Dangers of donating several times
Life was already wearing thin on the edges when he set foot on campus. Apart from Higher Education Loans Board money, Tom has no other sources of finance.
He is now preparing to go for a fourth donation.
“It is really not hard,” he says. “On the actual day you are giving the sample all you have to do is drop your pants and masturbate into the container.”
“It’s so easy. They give pornographic material to stimulate you, for those who can’t do it by themselves,” says Tom. Tom says he needs the money. And that he will likely go for many more rounds, if that is what it takes to survive through six years in medical school. According to Dr Gichuhi though, it is not recommended that a donor donates more than three times in a life time.
“If a donor donates many times there is a risk that the children borne of his sperms may actually meet in a sexual relationship in future.”

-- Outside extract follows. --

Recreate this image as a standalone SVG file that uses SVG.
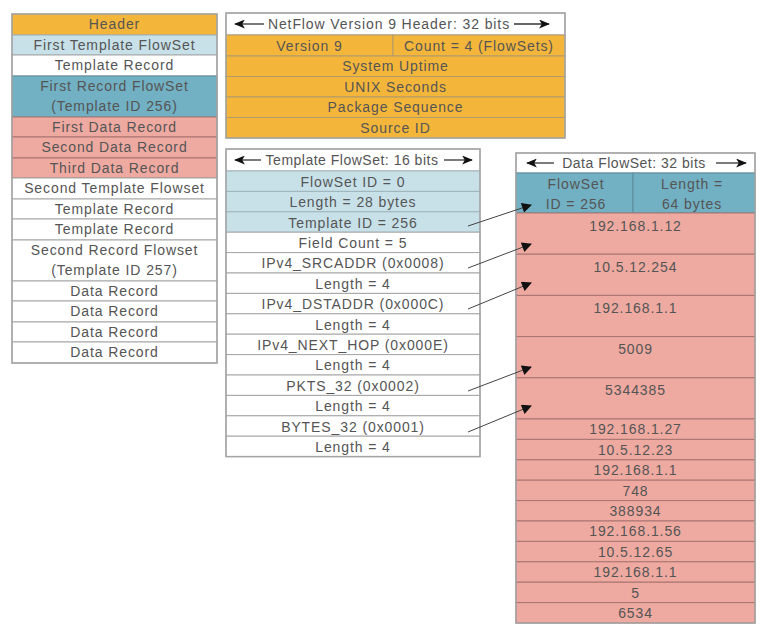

In other words a brother and a sister from the same father may end up as a couple leading to incest. Incest can lead to babies being born with congenital conditions. Austin is Tom’s friend and classmate.
Austin got to know about sperm donation from Tom and got interested immediately. Unlike Tom, Austin comes from a middle class family. “I was just fascinated with the phenomenon,” he says. “The rush of adrenaline; the sweet feeling that you actually have something that not all men have; the realisation that it is precious and someone will pay for it; the ecstasy that comes with masturbation.” The money, Austin says, is the bonus.
At Nairobi fertility clinic, Gichuhi says, donors are given Sh2,000 per visit. “There are several visits that they have to make as we check them for physical illnesses as well as venereal diseases.”
The money the donor receives in total could go as high as Sh15,000. The whole process – from the first day at the clinic to donation and the testing of sperm quality – could last for months.Another university student, Apollo, taking engineering, is left gobsmacked when he learns that his sperms could fetch him Sh14,000.
Apollo boasts that he carries bushels of semen in his reservoirs and could make millions if allowed to let it flow.
“I would give every week. By the time I am graduating I would have enough money to start my own engineering firm,” he says, before asking for more information about where to go. Campus life, Apollo says, is hard without money. Even those who have enough for upkeep need more to have a zestful life and experience fun.
Apollo receives Sh50,000 from Helb. About Sh35,000 will go to paying for his school fees.
The surplus is what he stretches into a year’s worth of upkeep. He always comes up short. In a day, Apollo spends Sh50 on breakfast, Sh70 on lunch and a similar amount on supper. This makes Sh190.
For three and a half months he is in school for one semester he would spend nearly Sh20,000. “For those of us who only depend on Helb, it is not rosy surviving on Sh15,000,” he says. “You have to borrow or find other means to make money.”
Apollo has worked odd jobs like writing assignments for other students abroad through various websites, and selling vitamin supplements for a business that functions like a Ponzi scheme. “It is not easy work,” he says.
That is why he vows to make his way to the sperm bank, where with a weekly diet of roasted peanuts he can make Sh14,000 by stroking the magic wand.